To be clear, our October 2021 forecasts apropos property prices, which some economists have started converging towards, remain unchanged: national home values will climb a little higher before retrenching 15-25 per cent after the first 100 basis points of RBA cash rate hikes.
Cheap money gave us capital gains worth 26 per cent since their September 2020 nadir, which is in line with the 20-30 per cent we had been looking for. Reduced purchasing power will take some of this away.
Mitigants include robust household income growth and a slow RBA hiking trajectory, both of which are likely. We have replicated and refined the RBA’s complex internal housing model, which accounts for both the demand- and supply-sides of the market, and it points to a much steeper 33 per cent fall in prices after a permanent 100 basis point increase in mortgage rates.

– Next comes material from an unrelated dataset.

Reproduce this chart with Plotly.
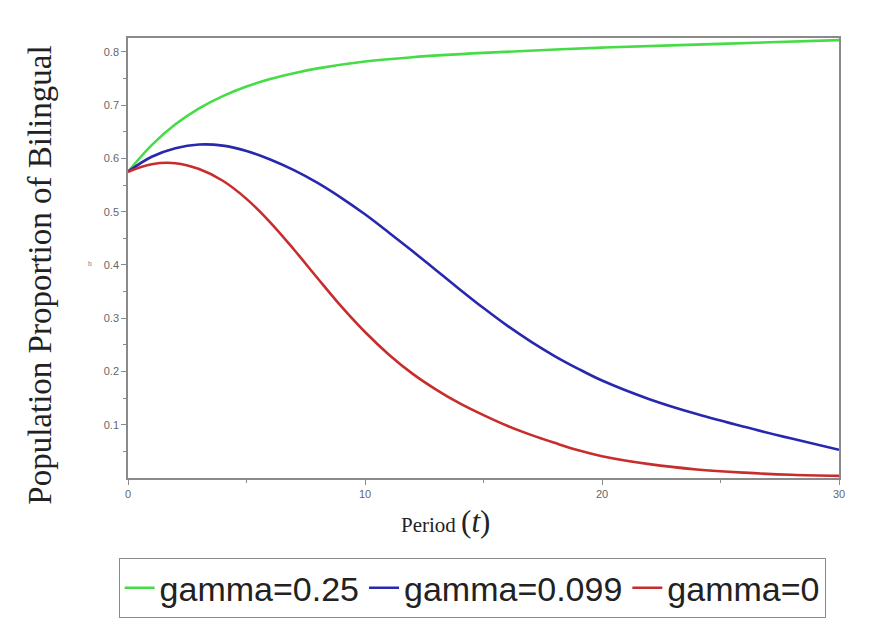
import plotly.graph_objects as go

# Data
t_green = [0, 1, 2, 3, 4, 5, 6, 7, 8, 10, 12, 15, 20, 25, 30]
y_green = [0.575, 0.625, 0.664, 0.694, 0.717, 0.735, 0.749, 0.760, 0.769, 0.782, 0.790, 0.798, 0.808, 0.815, 0.822]

t_blue = [0, 1, 2, 3, 4, 5, 6, 7, 8, 9, 10, 11, 12, 13, 14, 15, 16, 17, 18, 19, 20, 22, 24, 26, 28, 30]
y_blue = [0.575, 0.603, 0.619, 0.626, 0.624, 0.614, 0.598, 0.578, 0.554, 0.526, 0.495, 0.461, 0.426, 0.390,
          0.354, 0.319, 0.286, 0.256, 0.229, 0.205, 0.183, 0.148, 0.120, 0.096, 0.074, 0.053]

t_red = [0, 1, 2, 3, 4, 5, 6, 7, 8, 9, 10, 11, 12, 13, 14, 15, 16, 17, 18, 19, 20, 22, 24, 26, 28, 30]
y_red = [0.575, 0.589, 0.591, 0.580, 0.558, 0.524, 0.480, 0.429, 0.375, 0.322, 0.274, 0.232, 0.196, 0.166,
         0.140, 0.118, 0.098, 0.081, 0.066, 0.052, 0.041, 0.026, 0.016, 0.010, 0.006, 0.004]

series_names = ["gamma=0.25", "gamma=0.099", "gamma=0"]
x_ticks = [0, 10, 20, 30]
y_ticks = [0.1, 0.2, 0.3, 0.4, 0.5, 0.6, 0.7, 0.8]
y_tick_text = ["0.1", "0.2", "0.3", "0.4", "0.5", "0.6", "0.7", "0.8"]

colors = ["rgb(70,220,70)", "rgb(40,40,175)", "rgb(200,45,45)"]

fig = go.Figure()
for t, y, name, c in zip([t_green, t_blue, t_red], [y_green, y_blue, y_red], series_names, colors):
    fig.add_trace(go.Scatter(x=t, y=y, mode="lines", name=name,
                             line=dict(color=c, width=2.6, shape="spline", smoothing=1.0)))

axis_common = dict(showgrid=False, zeroline=False, showline=True, mirror=True,
                   linecolor="#8a8a8a", linewidth=1.5, ticks="outside", ticklen=5,
                   tickcolor="#8a8a8a", tickwidth=1,
                   tickfont=dict(family="Liberation Sans", size=11, color="#666666"))

fig.update_layout(
    width=880, height=643,
    margin=dict(l=128, r=41, t=38, b=165),
    paper_bgcolor="white", plot_bgcolor="white",
    xaxis=dict(range=[0, 30], tickvals=x_ticks, ticktext=[str(v) for v in x_ticks],
               minor=dict(tickvals=[5, 15, 25], ticklen=3, ticks="outside", tickcolor="#8a8a8a"),
               **axis_common),
    yaxis=dict(range=[0.0, 0.826], tickvals=y_ticks, ticktext=y_tick_text,
               minor=dict(tickvals=[0.05, 0.15, 0.25, 0.35, 0.45, 0.55, 0.65, 0.75],
                          ticklen=3, ticks="outside", tickcolor="#8a8a8a"),
               **axis_common),
    showlegend=True,
    legend=dict(orientation="h", x=0.484, xanchor="center", y=-0.182, yanchor="top",
                bgcolor="white", bordercolor="#8a8a8a", borderwidth=1,
                font=dict(family="Liberation Sans", size=34, color="#222222"),
                itemwidth=30, tracegroupgap=0),
    annotations=[
        dict(text="Population Proportion of Bilingual", xref="paper", yref="paper",
             x=-0.152, y=0.462, textangle=-90, showarrow=False,
             font=dict(family="Liberation Serif", size=33, color="#222222")),
        dict(text="Period <span style='font-size:31px'>(<i>t</i>)</span>", xref="paper", yref="paper",
             x=(445 - 128) / 711, y=-(541 - 478) / 440, showarrow=False,
             font=dict(family="Liberation Serif", size=21, color="#222222")),
        dict(text="b", xref="paper", yref="paper",
             x=(86 - 128) / 711, y=(478 - 263) / 440, showarrow=False,
             font=dict(family="Liberation Sans", size=7, color="#888888")),
    ],
)

fig.write_html("out.html")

A tentative RBA coupled with a return to robust wages growth should help ameliorate this downside case. On this note, Lowe made an interesting remark during the week. He observed that because of the increase in household debt, the economy is much more sensitive to interest rate changes.
While this is self-evident, it raises the prospect, as this column has previously asserted, that the RBA’s neutral cash rate might be a lot lower than the 3.5-4.0 per cent level Lowe recently claimed as the most probable estimate. Let’s be real: god help Aussie house prices if the RBA is compelled to lift its cash rate to 4 per cent, which would mean mortgage rates above 6 per cent.
My colleague Kieran Davies recently highlighted the disconnect between the financial market’s estimate of neutral, which is slightly north of 2 per cent, and the RBA’s modal case around 3.5-4.0 per cent. The resolution of this debate has enormous consequences for all asset prices.
Applying the RBA’s latest economic forecasts to the widely referenced Taylor Rule, which guides optimal monetary policy decision-making, Davies finds that the RBA’s cash rate should hit 3.0 per cent by the end of 2023 if the market’s estimate of neutral is right. If the RBA’s neutral estimate is correct, the cash rate should increase to 4.8 per cent by end 2023.
In our housing analysis, we are not looking past the first 100 basis points of mortgage rate increases, or a standard variable rate a little over 3 per cent. Home loan rates north of 5 per cent represent an entirely different proposition.
To put the power of cheap money in perspective, national dwelling values have risen 34 per cent since the RBA started lowering its cash rate from 1.5 per cent in June 2019 to 0.1 per cent today. What cheap money giveth, expensive money can take-away.
But there is also an inherent circularity: the RBA is not going to keep mindless lifting rates as house prices plummet, which brings us back to Lowe’s comments on the potency of monetary policy in a highly leveraged economy. The true neutral cash rate may be lower than either the market or the RBA thinks.